By Berthold Bouman F1 Correspondent
The Austin City Counsel today officially announced to endorse the Formula One United States Grand Prix in 2012. After a voting the City Council approved an environmental agreement between the city of Austin and the Circuit of the Americas.
Steve Sexton, President of Circuit of The Americas, “We appreciate the Council’s approval of the endorsement. Austin is a unique community and the environmental provisions we worked together to craft with Council demonstrate our commitment to produce an event aligned with the values and vision of the City.”
He admitted this agreement was vital for the development of the circuit, “This is a major step toward our vision of bringing the world to Austin to enjoy one of the most spectacular international events in sports. This partnership sets a new standard that every new sports or entertainment venue around the world can emulate.” The circuit is now in its first stage of construction, and major excavation groundwork is already nearing completion.

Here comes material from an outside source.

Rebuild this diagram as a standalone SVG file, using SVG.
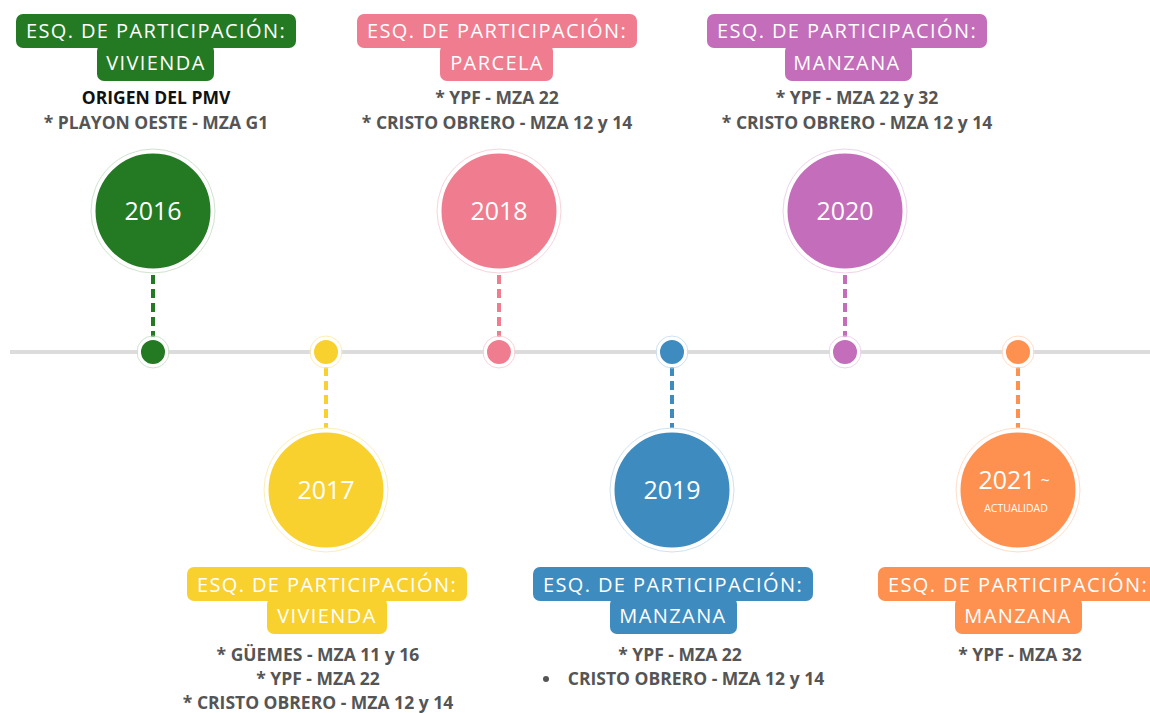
<svg xmlns="http://www.w3.org/2000/svg" width="1150" height="713" viewBox="0 0 1150 713">
<style>
.lbl{font-family:"Open Sans","Liberation Sans",sans-serif;font-size:20px;fill:#fff;text-anchor:middle;letter-spacing:1.4px}
.yr{font-family:"Open Sans","Liberation Sans",sans-serif;font-size:25px;fill:#fff;text-anchor:middle}
.it{font-family:"Open Sans","Liberation Sans",sans-serif;font-size:17.5px;font-weight:700;fill:#555;text-anchor:middle}
.blk{fill:#111}
.dash{stroke-width:4;stroke-dasharray:9 5;fill:none}
.ring{stroke:#fff;stroke-width:3}
</style>
<rect width="1150" height="713" fill="#fff"/>
<g id="connectors">
<line x1="10" y1="352" x2="1150" y2="352" stroke="#dcdcdc" stroke-width="4"/>
<line class="dash" x1="153" y1="275" x2="153" y2="338" stroke="#247a22"/>
<line class="dash" x1="326" y1="367" x2="326" y2="428" stroke="#f8d12f"/>
<line class="dash" x1="499" y1="275" x2="499" y2="338" stroke="#ef7d8f"/>
<line class="dash" x1="672" y1="367" x2="672" y2="428" stroke="#3e8bbf"/>
<line class="dash" x1="845" y1="275" x2="845" y2="338" stroke="#c36dbb"/>
<line class="dash" x1="1018" y1="367" x2="1018" y2="428" stroke="#fe9150"/>
</g>
<g id="n2016">
<circle cx="153" cy="211" r="62" fill="none" stroke="#cfe3cf" stroke-width="1"/>
<circle cx="153" cy="211" r="59" fill="#247a22" class="ring"/>
<text class="yr" x="153" y="220">2016</text>
<circle cx="153" cy="352" r="16" fill="none" stroke="#cfe3cf" stroke-width="1"/>
<circle cx="153" cy="352" r="13.5" fill="#247a22" class="ring"/>
<rect x="16" y="14" width="280" height="34" rx="7" fill="#247a22"/>
<rect x="97" y="44" width="117" height="37" rx="7" fill="#247a22"/>
<text class="lbl" x="156" y="38">ESQ. DE PARTICIPACIÓN:</text>
<text class="lbl" x="156" y="70">VIVIENDA</text>
<text class="it blk" x="156" y="104">ORIGEN DEL PMV</text>
<text class="it" x="156" y="129">* PLAYON OESTE - MZA G1</text>
</g>
<g id="n2017">
<circle cx="326" cy="490" r="62" fill="none" stroke="#fbeeb5" stroke-width="1"/>
<circle cx="326" cy="490" r="59" fill="#f8d12f" class="ring"/>
<text class="yr" x="326" y="499">2017</text>
<circle cx="326" cy="352" r="16" fill="none" stroke="#fbeeb5" stroke-width="1"/>
<circle cx="326" cy="352" r="13.5" fill="#f8d12f" class="ring"/>
<rect x="187" y="567" width="280" height="34" rx="7" fill="#f8d12f"/>
<rect x="267" y="597" width="120" height="37" rx="7" fill="#f8d12f"/>
<text class="lbl" x="327" y="592">ESQ. DE PARTICIPACIÓN:</text>
<text class="lbl" x="327" y="623">VIVIENDA</text>
<text class="it" x="318" y="661">* GÜEMES - MZA 11 y 16</text>
<text class="it" x="318" y="685">* YPF - MZA 22</text>
<text class="it" x="318" y="709">* CRISTO OBRERO - MZA 12 y 14</text>
</g>
<g id="n2018">
<circle cx="499" cy="211" r="62" fill="none" stroke="#f9d3da" stroke-width="1"/>
<circle cx="499" cy="211" r="59" fill="#ef7d8f" class="ring"/>
<text class="yr" x="499" y="220">2018</text>
<circle cx="499" cy="352" r="16" fill="none" stroke="#f9d3da" stroke-width="1"/>
<circle cx="499" cy="352" r="13.5" fill="#ef7d8f" class="ring"/>
<rect x="357" y="14" width="280" height="34" rx="7" fill="#ef7d8f"/>
<rect x="440" y="44" width="113" height="37" rx="7" fill="#ef7d8f"/>
<text class="lbl" x="497" y="38">ESQ. DE PARTICIPACIÓN:</text>
<text class="lbl" x="497" y="70">PARCELA</text>
<text class="it" x="497" y="104">* YPF - MZA 22</text>
<text class="it" x="497" y="129">* CRISTO OBRERO - MZA 12 y 14</text>
</g>
<g id="n2019">
<circle cx="672" cy="490" r="62" fill="none" stroke="#cfe2f0" stroke-width="1"/>
<circle cx="672" cy="490" r="59" fill="#3e8bbf" class="ring"/>
<text class="yr" x="672" y="499">2019</text>
<circle cx="672" cy="352" r="16" fill="none" stroke="#cfe2f0" stroke-width="1"/>
<circle cx="672" cy="352" r="13.5" fill="#3e8bbf" class="ring"/>
<rect x="533" y="567" width="280" height="34" rx="7" fill="#3e8bbf"/>
<rect x="610" y="597" width="127" height="37" rx="7" fill="#3e8bbf"/>
<text class="lbl" x="673" y="592">ESQ. DE PARTICIPACIÓN:</text>
<text class="lbl" x="673" y="623">MANZANA</text>
<text class="it" x="680" y="661">* YPF - MZA 22</text>
<circle cx="546" cy="679" r="3" fill="#555"/>
<text class="it" x="696" y="685">CRISTO OBRERO - MZA 12 y 14</text>
</g>
<g id="n2020">
<circle cx="845" cy="211" r="62" fill="none" stroke="#efd3ec" stroke-width="1"/>
<circle cx="845" cy="211" r="59" fill="#c36dbb" class="ring"/>
<text class="yr" x="845" y="220">2020</text>
<circle cx="845" cy="352" r="16" fill="none" stroke="#efd3ec" stroke-width="1"/>
<circle cx="845" cy="352" r="13.5" fill="#c36dbb" class="ring"/>
<rect x="707" y="14" width="280" height="34" rx="7" fill="#c36dbb"/>
<rect x="785" y="44" width="127" height="37" rx="7" fill="#c36dbb"/>
<text class="lbl" x="847" y="38">ESQ. DE PARTICIPACIÓN:</text>
<text class="lbl" x="847" y="70">MANZANA</text>
<text class="it" x="857" y="104">* YPF - MZA 22 y 32</text>
<text class="it" x="857" y="129">* CRISTO OBRERO - MZA 12 y 14</text>
</g>
<g id="n2021">
<circle cx="1018" cy="490" r="62" fill="none" stroke="#ffddc8" stroke-width="1"/>
<circle cx="1018" cy="490" r="59" fill="#fe9150" class="ring"/>
<text class="yr" x="1007" y="489">2021</text>
<text class="yr" x="1045" y="486" style="font-size:16px">~</text>
<text class="yr" x="1016" y="512" style="font-size:10.5px">ACTUALIDAD</text>
<circle cx="1018" cy="352" r="16" fill="none" stroke="#ffddc8" stroke-width="1"/>
<circle cx="1018" cy="352" r="13.5" fill="#fe9150" class="ring"/>
<rect x="878" y="567" width="285" height="34" rx="7" fill="#fe9150"/>
<rect x="955" y="597" width="127" height="37" rx="7" fill="#fe9150"/>
<text class="lbl" x="1018" y="592">ESQ. DE PARTICIPACIÓN:</text>
<text class="lbl" x="1018" y="623">MANZANA</text>
<text class="it" x="1020" y="661">* YPF - MZA 32</text>
</g>
</svg>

Only last week the Austin City Council postponed the voting as some council members feared there could be loopholes in the environmental requirements, and wanted the full details before they could give the project their blessing. Other members opposed the subsidy for the project as budgets for education and social services have recently been slashed. With the City Council now endorsing the agreement, the Circuit of the Americas will also receive up to $25 million a year in state subsidies from the Texas Major Events Trust Fund. Other venues that receive support of the fund are the Super Bowl and the NCAA Men’s Final Four.
Texas state Comptroller Susan Combs will make the subsidy available by the end of July to help the US GP promoters, Tavo Hellmund’s Full Throttle Productions, to pay the Formula One sanctioning fee. According to the Austin American Statesman, the promoters agreed to pay ‘up to $15,000 for carbon offsets, such as planting trees, and invest $5 million for on-site research into green technology, among other things’.
Council member Chris Riley and environmental activists have now secured environmental concessions from the promoters, the idea of the agreement was to make the US GP an ‘environmentally conscious event.’ "I'm proud of the partnership between the City and Circuit of The Americas to develop and build what will be among the greenest, most high-tech sports and entertainment facilities anywhere," said Austin Mayor Lee Leffingwell.
The promoters agreed to plant hundreds of trees, and the organizers will also hire low-emission shuttles that will bring the spectators to the circuit, limit parking at the track and are also exploring the possibility to move the event which is scheduled for June 17 2012, to a cooler time of the year when Austin is ‘less likely to have ozone warnings in effect.’ Whether rescheduling the event is possible remains to be seen, as the original plan was to pair it with the Canadian Grand Prix for logistical reasons.
About the plans the statement said, “The plan includes elements ranging from offsite transportation options and dedicated bicycle lane access to incorporation of a community garden area, water-conservation measures, and the planting of over 800 trees. In addition, the venue will promote and host alternative vehicle races.”
The statement from the Circuit of the Americas further read, “Circuit of The Americas, the world-class sports and entertainment facility under construction in southeast Travis County, will be among the most technologically and environmentally advanced venues in the world. Race organizers and a group of community environmentalists have devised a 54-point plan to position Circuit of The Americas as the “greenest” sporting facility in the Americas.”
The Austin American Statesman today reported the agreement included ‘Powering at least half the facility's operations through a combination of solar panels, wind turbines or the city's GreenChoice program, which uses renewable energy but is more expensive than the city's standard rate; planting drought-tolerant shrubs; making at least 5 acres that sit in a flood plain available for a community garden, and the circuit will also be collaborating with the University of Texas' Austin Technology Incubator and other academic institutions to create a research center for environmentally friendly racing.’